→ Directions for this task
Using the data below, return word for word every line from the one holding "Emit a Python" down to the one holding "from matplotlib.legend_handler import". Leave pictures out.
+ + + + +
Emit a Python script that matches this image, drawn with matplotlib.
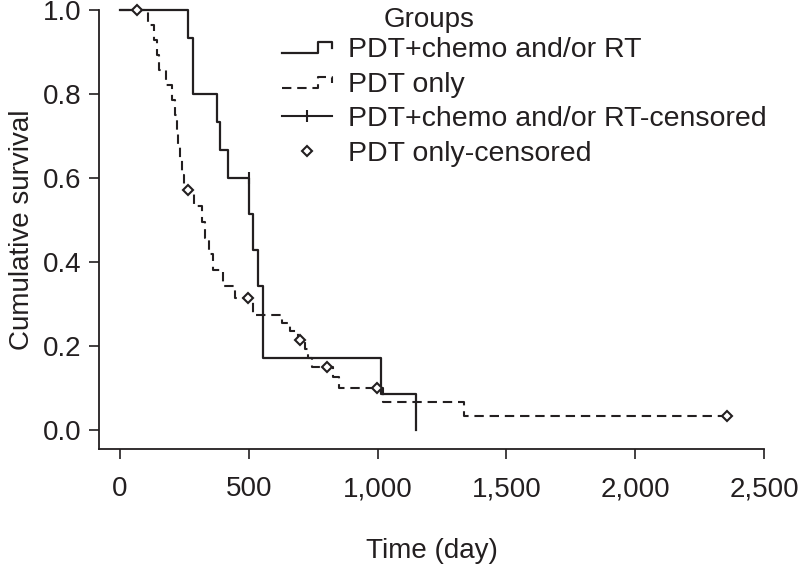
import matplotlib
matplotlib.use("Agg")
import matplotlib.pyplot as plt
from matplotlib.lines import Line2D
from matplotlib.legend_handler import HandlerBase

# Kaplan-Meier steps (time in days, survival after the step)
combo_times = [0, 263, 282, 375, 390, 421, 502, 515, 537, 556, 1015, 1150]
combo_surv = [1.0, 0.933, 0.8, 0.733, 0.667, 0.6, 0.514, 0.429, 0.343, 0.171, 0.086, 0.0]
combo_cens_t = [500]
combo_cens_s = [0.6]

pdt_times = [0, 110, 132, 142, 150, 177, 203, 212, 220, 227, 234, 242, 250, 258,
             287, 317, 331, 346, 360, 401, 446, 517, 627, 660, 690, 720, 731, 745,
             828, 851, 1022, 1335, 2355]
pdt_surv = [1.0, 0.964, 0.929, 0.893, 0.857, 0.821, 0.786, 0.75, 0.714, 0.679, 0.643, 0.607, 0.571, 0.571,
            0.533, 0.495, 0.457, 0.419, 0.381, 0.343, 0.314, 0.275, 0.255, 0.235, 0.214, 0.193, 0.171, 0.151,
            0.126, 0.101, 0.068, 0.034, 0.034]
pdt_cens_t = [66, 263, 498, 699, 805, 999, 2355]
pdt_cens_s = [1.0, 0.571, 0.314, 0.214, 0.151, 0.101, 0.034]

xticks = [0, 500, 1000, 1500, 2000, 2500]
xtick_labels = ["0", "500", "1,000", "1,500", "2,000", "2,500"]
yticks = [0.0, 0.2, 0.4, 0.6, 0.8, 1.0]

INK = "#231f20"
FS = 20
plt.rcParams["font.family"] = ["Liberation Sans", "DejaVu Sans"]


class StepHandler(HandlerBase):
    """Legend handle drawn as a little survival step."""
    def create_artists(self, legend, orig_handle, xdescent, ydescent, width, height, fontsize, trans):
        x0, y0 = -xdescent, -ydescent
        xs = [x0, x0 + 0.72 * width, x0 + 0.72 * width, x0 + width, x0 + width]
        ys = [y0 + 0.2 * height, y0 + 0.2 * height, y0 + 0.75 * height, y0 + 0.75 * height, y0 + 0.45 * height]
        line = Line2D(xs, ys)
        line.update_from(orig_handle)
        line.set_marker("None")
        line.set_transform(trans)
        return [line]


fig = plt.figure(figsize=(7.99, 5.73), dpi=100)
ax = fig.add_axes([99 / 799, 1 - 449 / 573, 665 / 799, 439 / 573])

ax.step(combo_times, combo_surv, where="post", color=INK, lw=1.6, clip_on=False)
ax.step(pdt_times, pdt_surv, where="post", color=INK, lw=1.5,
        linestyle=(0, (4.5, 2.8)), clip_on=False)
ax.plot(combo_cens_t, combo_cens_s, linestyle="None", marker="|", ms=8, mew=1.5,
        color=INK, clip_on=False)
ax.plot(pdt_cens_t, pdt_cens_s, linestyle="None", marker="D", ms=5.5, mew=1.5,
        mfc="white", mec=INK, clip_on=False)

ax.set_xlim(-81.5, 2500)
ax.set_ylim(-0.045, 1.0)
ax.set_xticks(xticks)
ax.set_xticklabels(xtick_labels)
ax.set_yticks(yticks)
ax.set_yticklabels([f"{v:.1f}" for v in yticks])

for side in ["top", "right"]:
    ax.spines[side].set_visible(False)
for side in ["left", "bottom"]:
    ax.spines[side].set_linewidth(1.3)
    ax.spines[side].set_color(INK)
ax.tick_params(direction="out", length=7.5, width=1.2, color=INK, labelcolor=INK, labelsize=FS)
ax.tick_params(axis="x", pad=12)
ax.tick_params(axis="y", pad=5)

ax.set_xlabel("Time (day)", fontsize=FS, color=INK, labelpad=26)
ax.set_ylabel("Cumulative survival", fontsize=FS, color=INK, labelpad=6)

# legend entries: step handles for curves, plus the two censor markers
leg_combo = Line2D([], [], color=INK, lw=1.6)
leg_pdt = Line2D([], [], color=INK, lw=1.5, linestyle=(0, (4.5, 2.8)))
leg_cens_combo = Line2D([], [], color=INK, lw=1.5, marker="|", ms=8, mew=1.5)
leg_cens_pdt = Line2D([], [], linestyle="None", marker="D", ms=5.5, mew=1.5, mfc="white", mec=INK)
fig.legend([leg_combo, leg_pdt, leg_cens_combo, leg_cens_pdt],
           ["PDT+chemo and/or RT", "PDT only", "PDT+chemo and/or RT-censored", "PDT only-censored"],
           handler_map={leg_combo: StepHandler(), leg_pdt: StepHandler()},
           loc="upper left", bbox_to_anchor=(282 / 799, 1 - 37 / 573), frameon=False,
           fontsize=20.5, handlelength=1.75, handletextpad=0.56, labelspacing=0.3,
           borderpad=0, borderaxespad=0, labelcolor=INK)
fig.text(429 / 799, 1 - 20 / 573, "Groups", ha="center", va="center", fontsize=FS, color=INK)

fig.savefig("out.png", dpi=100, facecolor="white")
+ + + + +
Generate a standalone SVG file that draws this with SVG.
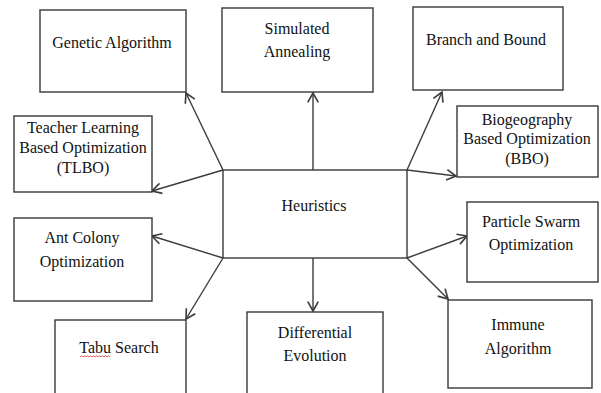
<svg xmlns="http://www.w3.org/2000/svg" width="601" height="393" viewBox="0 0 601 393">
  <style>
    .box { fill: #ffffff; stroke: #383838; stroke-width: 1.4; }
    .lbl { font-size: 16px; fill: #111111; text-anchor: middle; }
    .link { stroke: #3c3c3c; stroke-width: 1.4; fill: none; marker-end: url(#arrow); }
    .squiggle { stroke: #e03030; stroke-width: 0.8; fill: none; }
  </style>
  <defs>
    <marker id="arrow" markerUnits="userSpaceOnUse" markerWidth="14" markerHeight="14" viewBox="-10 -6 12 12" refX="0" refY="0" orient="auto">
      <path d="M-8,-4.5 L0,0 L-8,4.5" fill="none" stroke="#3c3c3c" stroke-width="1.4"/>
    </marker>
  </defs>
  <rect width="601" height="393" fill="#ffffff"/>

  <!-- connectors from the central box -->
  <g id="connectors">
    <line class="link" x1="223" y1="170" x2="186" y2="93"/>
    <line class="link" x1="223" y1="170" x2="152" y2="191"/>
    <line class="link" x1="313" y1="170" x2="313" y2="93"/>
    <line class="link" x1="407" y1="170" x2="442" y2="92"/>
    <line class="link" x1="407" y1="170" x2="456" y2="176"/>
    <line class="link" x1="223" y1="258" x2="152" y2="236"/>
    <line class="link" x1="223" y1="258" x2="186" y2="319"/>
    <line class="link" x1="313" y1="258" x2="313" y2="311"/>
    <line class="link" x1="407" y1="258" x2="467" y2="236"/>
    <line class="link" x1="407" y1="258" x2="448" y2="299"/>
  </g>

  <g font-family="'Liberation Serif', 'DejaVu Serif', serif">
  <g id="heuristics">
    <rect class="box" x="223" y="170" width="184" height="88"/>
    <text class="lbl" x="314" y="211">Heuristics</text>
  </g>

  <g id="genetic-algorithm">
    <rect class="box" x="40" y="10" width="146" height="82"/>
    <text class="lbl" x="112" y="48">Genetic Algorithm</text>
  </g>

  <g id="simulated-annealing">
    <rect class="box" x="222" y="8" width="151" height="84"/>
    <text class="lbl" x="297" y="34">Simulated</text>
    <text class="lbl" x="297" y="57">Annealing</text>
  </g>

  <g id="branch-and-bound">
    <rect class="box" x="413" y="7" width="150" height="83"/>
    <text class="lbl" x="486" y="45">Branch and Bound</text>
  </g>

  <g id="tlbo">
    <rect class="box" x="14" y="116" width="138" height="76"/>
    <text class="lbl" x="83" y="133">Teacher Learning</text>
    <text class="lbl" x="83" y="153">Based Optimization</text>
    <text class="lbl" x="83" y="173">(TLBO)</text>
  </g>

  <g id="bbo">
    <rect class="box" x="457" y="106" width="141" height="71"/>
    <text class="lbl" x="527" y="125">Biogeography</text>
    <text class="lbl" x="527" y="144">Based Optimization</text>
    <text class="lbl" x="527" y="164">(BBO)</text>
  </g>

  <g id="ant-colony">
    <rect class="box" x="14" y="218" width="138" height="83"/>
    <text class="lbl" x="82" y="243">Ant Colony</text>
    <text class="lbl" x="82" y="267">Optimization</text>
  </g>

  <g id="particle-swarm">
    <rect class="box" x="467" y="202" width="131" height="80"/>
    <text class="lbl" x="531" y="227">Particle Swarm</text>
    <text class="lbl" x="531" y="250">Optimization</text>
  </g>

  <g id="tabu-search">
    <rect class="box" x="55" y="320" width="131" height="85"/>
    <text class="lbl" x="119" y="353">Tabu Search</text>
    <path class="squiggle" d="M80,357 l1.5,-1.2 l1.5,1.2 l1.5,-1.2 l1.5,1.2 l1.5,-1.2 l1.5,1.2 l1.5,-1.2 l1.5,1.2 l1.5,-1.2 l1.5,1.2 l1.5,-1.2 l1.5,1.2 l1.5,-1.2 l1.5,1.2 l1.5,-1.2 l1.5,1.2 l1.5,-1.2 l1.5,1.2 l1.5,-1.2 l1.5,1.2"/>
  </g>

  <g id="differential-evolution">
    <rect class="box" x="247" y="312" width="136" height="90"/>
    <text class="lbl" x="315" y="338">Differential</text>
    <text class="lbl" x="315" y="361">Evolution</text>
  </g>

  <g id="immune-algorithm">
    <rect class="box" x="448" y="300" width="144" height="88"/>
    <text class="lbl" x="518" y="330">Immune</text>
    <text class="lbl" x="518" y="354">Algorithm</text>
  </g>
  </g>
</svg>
+ + + + +
→ Final answer
Emit a Python script that matches this image, drawn with matplotlib.
import matplotlib
matplotlib.use("Agg")
import matplotlib.pyplot as plt
from matplotlib.lines import Line2D
from matplotlib.legend_handler import HandlerBase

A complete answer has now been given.